La lettura della sua figura di “federatore”, infatti, è stata subito indirizzata da alcuni su questa china riduttiva, scivolosa e sostanzialmente del tutto irrilevante a fronte dei grandi temi del Paese. Quelli, sì, che meritano impegno e determinazione. Ma anche ciò che noi continuiamo, ostinatamente, a chiamare piena “autonomia”. E cioè volontà e capacità di indicare agli italiani un impegno di trasformazione destinato a prendere le prime fondamentali mosse dal sistema politico istituzionale e dei metodi che i partiti presenti in Parlamento, tutti i partiti!, ci offrono, in modo abbastanza desolante. Sulla base di una ricchezza di un pensiero, non di una ideologia, che in questi trent’anni è stato messo all’angolo perché parla di solidarismo, sussidiarietà e Giustizia sociale.
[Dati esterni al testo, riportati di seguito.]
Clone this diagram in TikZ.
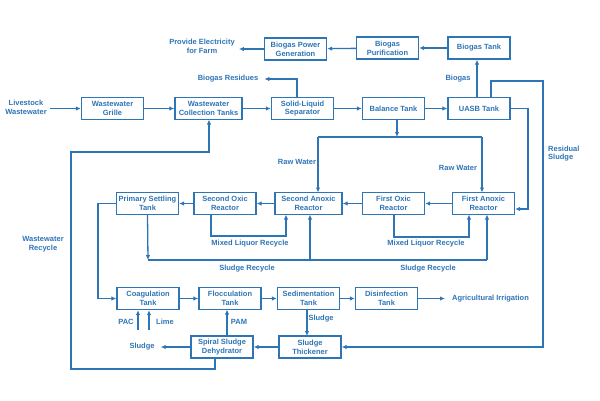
\documentclass[tikz,border=0pt]{standalone}
\usepackage{fontspec}
\setmainfont{Liberation Sans}
\usetikzlibrary{arrows.meta}
\definecolor{fb}{RGB}{46,117,182}
\begin{document}
\begin{tikzpicture}[x=1pt,y=-1pt,
  every node/.style={font=\fontsize{7.5}{8.8}\selectfont\bfseries,text=fb},
  box/.style={draw=fb,line width=1.3pt,minimum width=62pt,minimum height=22pt,inner sep=1pt,align=center},
  wbox/.style={box,minimum width=67pt},
  lbl/.style={inner sep=0pt,align=center},
  ln/.style={draw=fb,line width=1.3pt},
  arr/.style={ln,-{Latex[length=5pt,width=4.5pt]}}]
\useasboundingbox (0,0) rectangle (600,400);
\fill[white] (0,0) rectangle (600,400);
% boxes
\node[box] (pg) at (295.5,49) {Biogas Power\\Generation};
\node[box] (bp) at (387.5,48) {Biogas\\Purification};
\node[box] (bt) at (479,48) {Biogas Tank};
\node[box] (wg) at (112.5,108.5) {Wastewater\\Grille};
\node[wbox] (wct) at (208.5,108.5) {Wastewater\\Collection Tanks};
\node[box] (sls) at (302.5,108.5) {Solid-Liquid\\Separator};
\node[box] (bal) at (393.5,108.5) {Balance Tank};
\node[box] (uasb) at (479,108.5) {UASB Tank};
\node[box] (pst) at (147.5,203.5) {Primary Settling\\Tank};
\node[box] (sox) at (225,203.5) {Second Oxic\\Reactor};
\node[wbox] (san) at (308.5,203.5) {Second Anoxic\\Reactor};
\node[box] (fox) at (393.5,203.5) {First Oxic\\Reactor};
\node[box] (fan) at (483.5,203.5) {First Anoxic\\Reactor};
\node[box] (coag) at (148,298.5) {Coagulation\\Tank};
\node[box] (floc) at (230,298.5) {Flocculation\\Tank};
\node[box] (sed) at (308.5,298.5) {Sedimentation\\Tank};
\node[box] (dis) at (386.5,298.5) {Disinfection\\Tank};
\node[box] (thick) at (310,347) {Sludge\\Thickener};
\node[box] (spiral) at (222,347) {Spiral Sludge\\Dehydrator};
% labels
\node[lbl] (elec) at (202,46) {Provide Electricity\\for Farm};
\node[lbl] (res) at (228,79) {Biogas Residues};
\node[lbl] (live) at (26,107.5) {Livestock\\Wastewater};
\node[lbl] (biogas) at (458,79) {Biogas};
\node[lbl] (rw1) at (297,161.5) {Raw Water};
\node[lbl] (rw2) at (458,168) {Raw Water};
\node[lbl,anchor=west,align=left] (rs) at (548,153.5) {Residual\\Sludge};
\node[lbl] (wr) at (43,244) {Wastewater\\Recycle};
\node[lbl] (ml1) at (250,244) {Mixed Liquor Recycle};
\node[lbl] (ml2) at (426,244) {Mixed Liquor Recycle};
\node[lbl] (sr1) at (247,269) {Sludge Recycle};
\node[lbl] (sr2) at (428,269) {Sludge Recycle};
\node[lbl,anchor=west] (agri) at (452,298.5) {Agricultural Irrigation};
\node[lbl] (pac) at (126,322) {PAC};
\node[lbl] (lime) at (165,322) {Lime};
\node[lbl] (pam) at (239,322) {PAM};
\node[lbl] (sl1) at (321,319) {Sludge};
\node[lbl] (sl2) at (142,347) {Sludge};
% coordinates
\coordinate (lvs) at (50,108.5);
\coordinate (pacs) at (138,330);
\coordinate (limes) at (149,330);
\coordinate (bj) at (397,137);
\coordinate (ur) at (543,81);
\coordinate (srj) at (148,260);
% top row connectors
\draw[arr] (lvs) -- (wg.west);
\draw[arr] (wg) -- (wct);
\draw[arr] (wct) -- (sls);
\draw[arr] (sls) -- (bal);
\draw[arr] (bal) -- (uasb);
\draw[arr] ([xshift=-2pt]uasb.north) -- ([xshift=-2pt]bt.south);
\draw[arr] (bt) -- (bp);
\draw[arr] (bp) -- (pg);
\draw[arr] (pg.west) -- ([xshift=4pt]elec.east |- pg.west);
\draw[arr] ([xshift=-5.5pt]sls.north) |- ([xshift=6pt]res.east);
% uasb residual sludge
\draw[arr] ([xshift=12pt]uasb.north) |- (ur) |- (thick.east);
\draw[arr] (uasb.east) -| (528,150) |- ([yshift=-5.5pt]fan.east);
% balance split
\draw[arr] (bal.south -| bj) -- (bj);
\draw[ln] (318,137) -- (482,137);
\draw[arr] (318,137) -- (318,192.5);
\draw[arr] (482,137) -- (482,192.5);
% reactor row
\draw[arr] (fan) -- (fox);
\draw[arr] (fox) -- (san);
\draw[arr] (san) -- (sox);
\draw[arr] (sox) -- (pst);
% mixed liquor
\draw[arr] (fox.south -| 394,0) |- (469,237) -- (469,214.5);
\draw[arr] (sox.south -| 211,0) |- (286,236) -- (286,214.5);
% sludge recycle
\draw[arr] (pst.south) -- (srj);
\draw[ln] (srj) -- (487,260);
\draw[arr] (310,260) -- (310,214.5);
\draw[arr] (487,260) -- (487,214.5);
% to coagulation
\draw[arr] (pst.west) -| (98,280) |- (coag.west);
% bottom row
\draw[arr] (coag) -- (floc);
\draw[arr] (floc) -- (sed);
\draw[arr] (sed) -- (dis);
\draw[arr] (dis.east) -- ([xshift=-7pt]agri.west);
\draw[arr] (pacs) -- (pacs |- coag.south);
\draw[arr] (limes) -- (limes |- coag.south);
\draw[arr] (227,336) -- (227,309.5);
\draw[arr] (307,309.5) -- (307,336);
\draw[arr] (thick) -- (spiral);
\draw[arr] (spiral.west) -- ([xshift=6pt]sl2.east);
% wastewater recycle
\draw[arr] (215,358) |- (71,369) |- (209,152) -- (209,119.5);
\end{tikzpicture}
\end{document}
E’ vero che fino a quando persisterà questa Legge elettorale ogni forza politica “nuova” incontrerà grandi difficoltà. Ma recenti esperienze, quali quelle della Lega, dei 5 Stelle e di Fratelli d’Italia smentiscono in parte il postulato secondo cui, oggi, non possa nascere niente di nuovo e si sia tutti costretti  a schierarci pregiudizialmente o nella destra o nella sinistra.

E’ su questo sfondo che va affrontata la questione del “partito” che definisce l’unica postura riconoscibile per chi vuole partecipare attivamente alla lotta politica. Ed è per questo che abbiamo partecipato alla nascita di INSIEME, partito d’ispirazione cristiana, ma laico e convinto che la questione centrale di oggi sia quella di battersi per una “trasformazione” più che inseguire le vecchie parole d’ordine di un generico riformismo.

Certo, i partiti oggi non possono essere costruiti secondo antichi modelli. Nuove forme sono richieste a livello di presenza e di organizzazione. E questa è, forse, la vera sfida che quelli interessati al superamento dell’attuale sistema devono affrontare riconoscendo che le condizioni complessive del Paese, e lo stato comatoso delle attuali forze politiche, pongono il problema del “come” e non del “se” di una organizzata e autonoma discesa in campo.